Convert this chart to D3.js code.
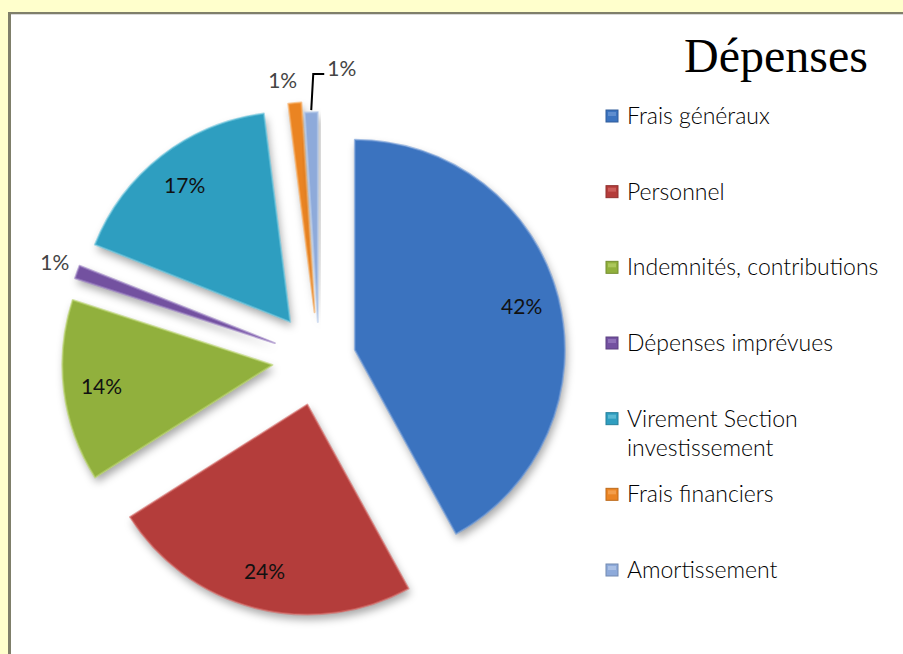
<!DOCTYPE html>
<html>
<head>
<meta charset="utf-8">
<script src="https://cdn.jsdelivr.net/npm/d3@7"></script>
<style>
  html, body { margin: 0; padding: 0; background: #ffffcc; }
  #chart { position: absolute; left: 0; top: 0; }
</style>
</head>
<body>
<div id="chart"></div>
<script>
// data
const categories = ["Frais généraux", "Personnel", "Indemnités, contributions",
  "Dépenses imprévues", "Virement Section investissement", "Frais financiers", "Amortissement"];
const values = [42, 24, 14, 1, 17, 1, 1];
const pctLabels = ["42%", "24%", "14%", "1%", "17%", "1%", "1%"];
const legendLines = [["Frais généraux"], ["Personnel"], ["Indemnités, contributions"],
  ["Dépenses imprévues"], ["Virement Section", "investissement"], ["Frais financiers"], ["Amortissement"]];
const colors = ["#3b73bf", "#b43c3a", "#91b03c", "#7351a0", "#2f9ec0", "#ea8423", "#8eaada"];
const lighter = ["#6f9ad6", "#d46a67", "#b8d26a", "#9a7ec2", "#6cc4dc", "#f7aa5c", "#b6c9ea"];

const width = 903, height = 654;
const cx = 319, cy = 359, R = 210;
const font = "Lato, 'Noto Sans', sans-serif";

const svg = d3.select("#chart").append("svg")
  .attr("width", width)
  .attr("height", height);

// frame
svg.append("rect").attr("x", 0).attr("y", 0).attr("width", width).attr("height", height).attr("fill", "#ffffcc");
svg.append("rect").attr("x", 8).attr("y", 12).attr("width", width - 8).attr("height", height - 12).attr("fill", "#7f7f6a");
svg.append("rect").attr("x", 11).attr("y", 14).attr("width", width - 11).attr("height", height - 14).attr("fill", "#ffffff");
svg.append("line").attr("x1", 11).attr("x2", width).attr("y1", 14.5).attr("y2", 14.5)
  .attr("stroke", "#d9d9d9").attr("stroke-width", 1);

const defs = svg.append("defs");
const shadow = defs.append("filter").attr("id", "shadow")
  .attr("x", "-20%").attr("y", "-20%").attr("width", "140%").attr("height", "140%");
shadow.append("feDropShadow").attr("dx", 2).attr("dy", 5).attr("stdDeviation", 4)
  .attr("flood-color", "#000").attr("flood-opacity", 0.35);

const pie = d3.pie().sort(null).value(d => d)
  .startAngle(0).endAngle(2 * Math.PI);
const arcs = pie(values);

const arc = d3.arc().innerRadius(0).outerRadius(R);
const labelArc = d3.arc().innerRadius(R * 0.82).outerRadius(R * 0.82);

// explosion distance per slice
const explode = arcs.map((a, i) => (i === 0 || i === 6) ? 37 : 47);

const mid = a => (a.startAngle + a.endAngle) / 2;
const offset = (a, i) => {
  const m = mid(a);
  return [explode[i] * Math.sin(m), -explode[i] * Math.cos(m)];
};

const pieG = svg.append("g").attr("transform", `translate(${cx},${cy})`);

const slices = pieG.selectAll("g.slice")
  .data(arcs)
  .join("g")
  .attr("class", "slice")
  .attr("transform", (d, i) => {
    const [ox, oy] = offset(d, i);
    return `translate(${ox},${oy})`;
  });

slices.append("path")
  .attr("d", arc)
  .attr("fill", (d, i) => colors[i])
  .attr("filter", "url(#shadow)");

slices.append("path")
  .attr("d", arc)
  .attr("fill", "none")
  .attr("stroke", (d, i) => lighter[i])
  .attr("stroke-width", 2)
  .attr("stroke-linejoin", "round")
  .attr("opacity", 0.6);

// inside labels
slices.filter(d => d.data >= 5).append("text")
  .attr("transform", d => `translate(${labelArc.centroid(d)})`)
  .attr("text-anchor", "middle")
  .attr("dy", "0.35em")
  .style("font-family", font)
  .style("font-size", "21px")
  .attr("fill", "#111")
  .text(d => pctLabels[d.index]);

// outside labels for small slices
arcs.forEach((a, i) => {
  if (a.data >= 5) return;
  const m = mid(a);
  const rr = R + explode[i];
  if (i === arcs.length - 1) {
    // leader line
    const x0 = rr * Math.sin(m), y0 = -rr * Math.cos(m) - 2;
    const x1 = x0 + 2, y1 = y0 - 36;
    pieG.append("path")
      .attr("d", `M${x0},${y0}L${x1},${y1}L${x1 + 11},${y1}`)
      .attr("fill", "none")
      .attr("stroke", "#000")
      .attr("stroke-width", 2);
    pieG.append("text")
      .attr("x", x1 + 14).attr("y", y1 - 5)
      .attr("dy", "0.35em")
      .style("font-family", font)
      .style("font-size", "21px")
      .attr("fill", "#444")
      .text(pctLabels[i]);
  } else {
    const lr = R + explode[i] + 28;
    const x = lr * Math.sin(m), y = -lr * Math.cos(m);
    const small = Math.abs(Math.sin(m)) < 0.3;
    pieG.append("text")
      .attr("x", small ? x + 5 : x + 4)
      .attr("y", small ? y + 5 : y)
      .attr("text-anchor", small ? "end" : "middle")
      .attr("dy", "0.35em")
      .style("font-family", font)
      .style("font-size", "21px")
      .attr("fill", "#444")
      .text(pctLabels[i]);
  }
});

// title
svg.append("text")
  .attr("x", 868).attr("y", 72)
  .attr("text-anchor", "end")
  .style("font-family", "'Liberation Serif', 'DejaVu Serif', serif")
  .style("font-size", "48px")
  .attr("fill", "#000")
  .text("Dépenses");

// legend
const legendY = d3.scalePoint().domain(categories).range([116, 570]);
const legend = svg.append("g");
categories.forEach((c, i) => {
  const y = legendY(c);
  const row = legend.append("g").attr("transform", `translate(606,${y})`);
  row.append("rect")
    .attr("x", 0).attr("y", -6)
    .attr("width", 12).attr("height", 12)
    .attr("fill", colors[i])
    .attr("stroke", d3.color(colors[i]).darker(0.6))
    .attr("stroke-width", 1);
  row.append("rect")
    .attr("x", 2).attr("y", -4)
    .attr("width", 8).attr("height", 4)
    .attr("fill", lighter[i])
    .attr("opacity", 0.7);
  legendLines[i].forEach((line, j) => {
    row.append("text")
      .attr("x", 21).attr("y", j * 29)
      .attr("dy", "0.35em")
      .style("font-family", font)
      .style("font-size", "23px")
      .style("font-weight", 300)
      .attr("fill", "#000")
      .text(line);
  });
});
</script>
</body>
</html>
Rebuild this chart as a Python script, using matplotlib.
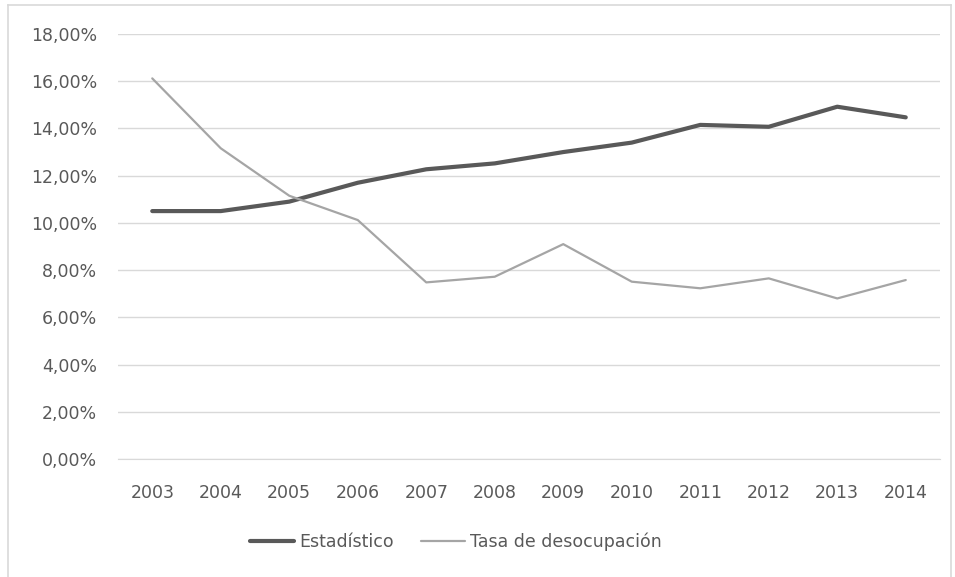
import matplotlib.pyplot as plt
from matplotlib.lines import Line2D
from matplotlib.ticker import FuncFormatter

years = ['2003', '2004', '2005', '2006', '2007', '2008',
         '2009', '2010', '2011', '2012', '2013', '2014']
estadistico = [10.50, 10.50, 10.90, 11.70, 12.27, 12.52,
               13.00, 13.40, 14.15, 14.07, 14.92, 14.47]
tasa_desocupacion = [16.12, 13.16, 11.15, 10.12, 7.48, 7.72,
                     9.10, 7.51, 7.23, 7.65, 6.80, 7.58]
yticks = [0, 2, 4, 6, 8, 10, 12, 14, 16, 18]

text_col = '#595959'
plt.rcParams['font.family'] = ['DejaVu Sans']

fig = plt.figure(figsize=(9.55, 5.77), dpi=100)
W, H = 955, 577
ax = fig.add_axes([118 / W, 1 - 459 / H, (940 - 118) / W, (459 - 34) / H])

x = list(range(len(years)))
ax.plot(x, estadistico, color='#595959', lw=3.0, solid_capstyle='round',
        solid_joinstyle='round', label='Estadístico', zorder=3)
ax.plot(x, tasa_desocupacion, color='#a5a5a5', lw=1.6, solid_capstyle='round',
        solid_joinstyle='round', label='Tasa de desocupación', zorder=3)

ax.set_xlim(-0.5, len(years) - 0.5)
ax.set_ylim(0, 18)
ax.set_yticks(yticks)
ax.yaxis.set_major_formatter(FuncFormatter(lambda v, p: f'{v:.2f}%'.replace('.', ',')))
ax.set_xticks(x)
ax.set_xticklabels(years)

ax.grid(axis='y', color='#d9d9d9', lw=1.0)
ax.set_axisbelow(True)
for s in ax.spines.values():
    s.set_visible(False)
ax.spines['bottom'].set_visible(True)
ax.spines['bottom'].set_color('#d9d9d9')
ax.tick_params(length=0, colors=text_col, labelsize=12.5)
ax.tick_params(axis='y', pad=15)
ax.tick_params(axis='x', pad=18)

leg = fig.legend(loc='center', bbox_to_anchor=(456 / W, 1 - 542 / H), ncol=2,
                 frameon=False, fontsize=12.5, handlelength=2.5,
                 handletextpad=0.3, columnspacing=1.6)
for t in leg.get_texts():
    t.set_color(text_col)

# light frame around the chart area
frame = dict(color='#d9d9d9', lw=1.2, transform=fig.transFigure)
fig.add_artist(Line2D([8 / W, 8 / W], [0, 1 - 5 / H], **frame))
fig.add_artist(Line2D([8 / W, 951 / W], [1 - 5 / H, 1 - 5 / H], **frame))
fig.add_artist(Line2D([951 / W, 951 / W], [0, 1 - 5 / H], **frame))

fig.savefig('out.png', dpi=100)
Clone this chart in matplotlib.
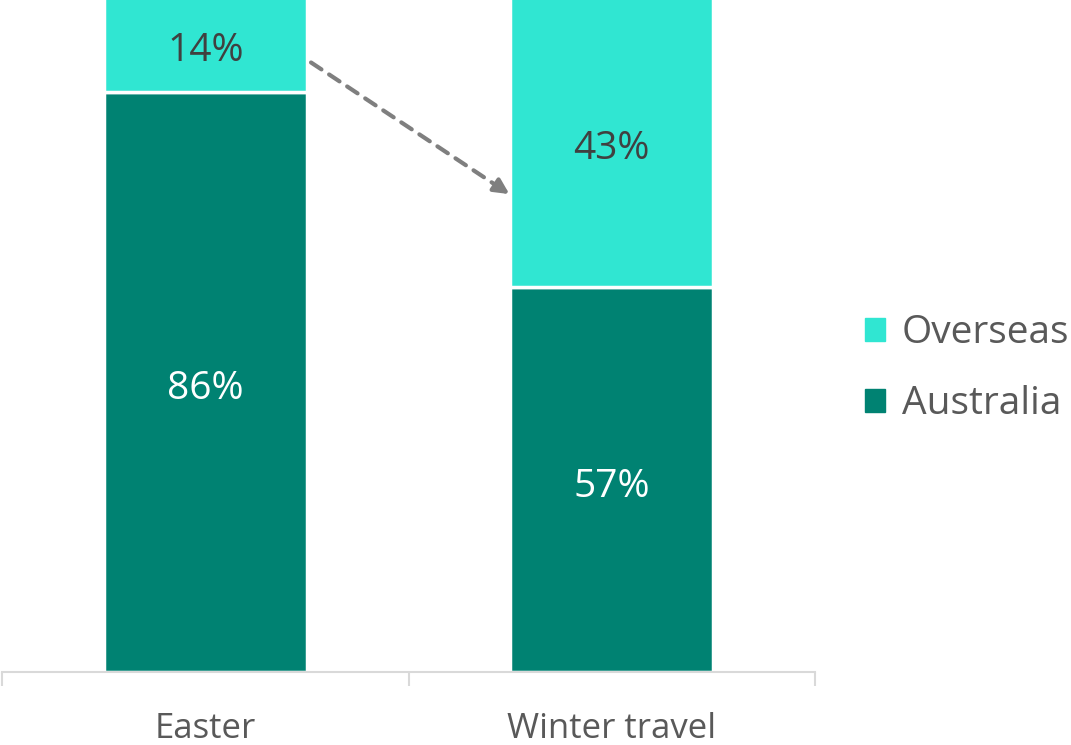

※ ※ ※

What the task asks »
Starting at the line containing "Rebuild this chart" and ending at the line containing "from matplotlib.ticker import FuncFormatter", copy those lines exactly, both included, and nothing more. Leave out any picture.

Response for this exercise »
Rebuild this chart as a Python script, using matplotlib.
import matplotlib.pyplot as plt
from matplotlib.lines import Line2D
from matplotlib.ticker import FuncFormatter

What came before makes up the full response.